There are a lot of relationships in this group. My parents are in the middle, surrounded by their eight surviving children and their spouses and children. More children equals more rivalry. I'm in the maroon dress seated, second from the left.
If you have more than one child, sibling rivalry is usually one of your biggest challenges, and the best way for kids to learn to get along with people in the world. Disagreements, jealousy and wrongs are committed among people all the time. The question is, how to resolve them?
An adult friend who is an only child said she hated fighting with her friends “because they always had the option of going home. If you have siblings, they can’t go anywhere. You have to work it out eventually,” she said.
Your kids’ relationship will provide the foundation for the most difficult and rewarding relationships of their lives. Sound familiar? Getting along with siblings is preparation for marriage and work.
The more parents take sides and punish for sibling rivalry, the worse it will become because the kids will use it as a way to manipulate parents. They’re still learning from that, too!
Here are some techniques to encourage them to get along.
1. Put them all in the same boat. Fighting over a toy? Remove the toy. Then encourage them: “You can have it back when you’re ready to figure out how to take turns/share.”
2. Get them to sit down in two chairs, knees touching, looking at each other. Ask questions. “What’s the problem? Who has an idea on how to solve it?”
3. Take all fights outside or to basement –because audiences make fighting better. Cold weather makes short fights.
4. Make sure your kids are getting sufficient attention from you at neutral times so they’re not using sibling rivalry to get negative attention.
5. Don’t feel sorry for younger and weaker siblings. They have excellent defense and offense tactics. They can also learn the valuable lesson that annoying bigger and older people can result in pain.

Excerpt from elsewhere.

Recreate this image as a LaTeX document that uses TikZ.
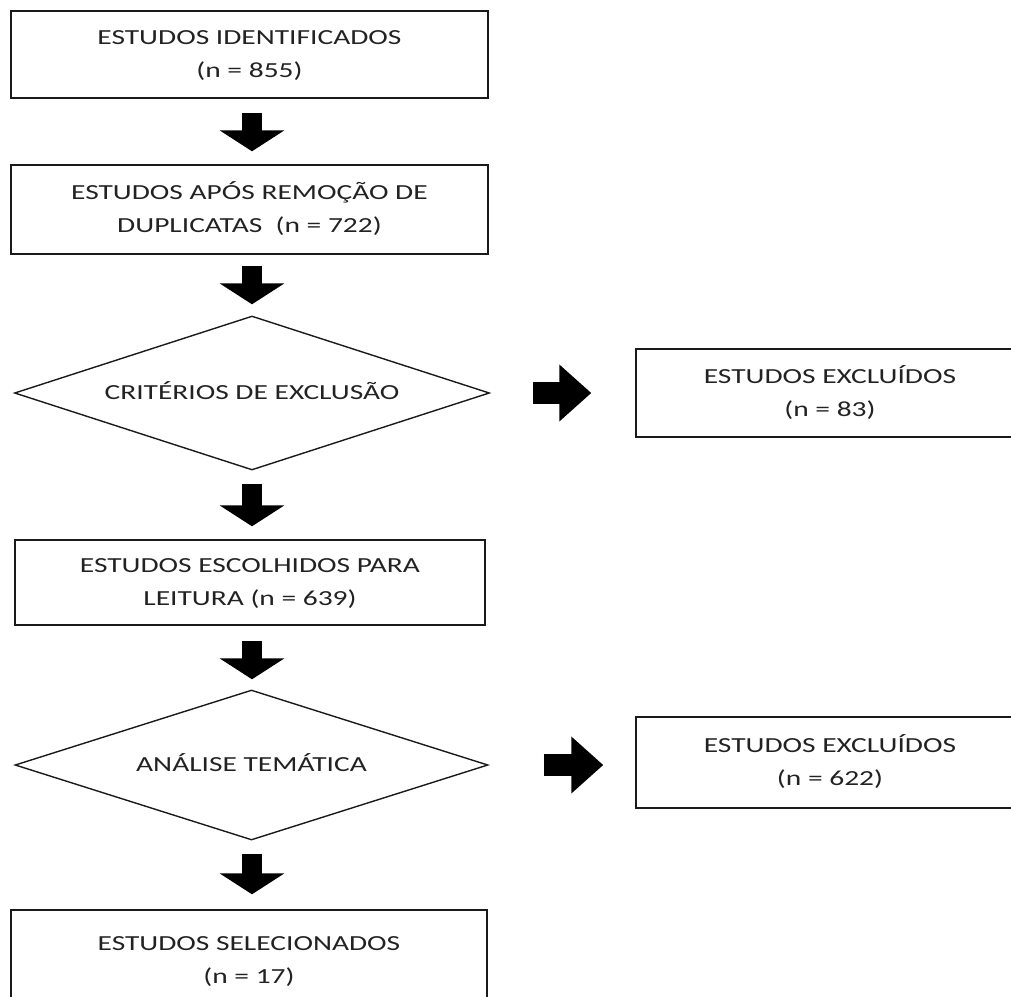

6. Use a confident voice and body language when saying, “You can do it. I know you can work it out.” Then walk away.
7. Put the conflict on the family meeting agenda. This “parks it” for a while and allows time to come up with reasonable solutions. Get locks for doors, put toys out of reach, take responsibility for putting your special stuff away. Etc. free tip sheet on family meetings at www.raisingable.com
8. Some problems never go away until childhood goes away. This is life & parenthood. They will grow up and leave home. When you allow them to work it out, they grow closer.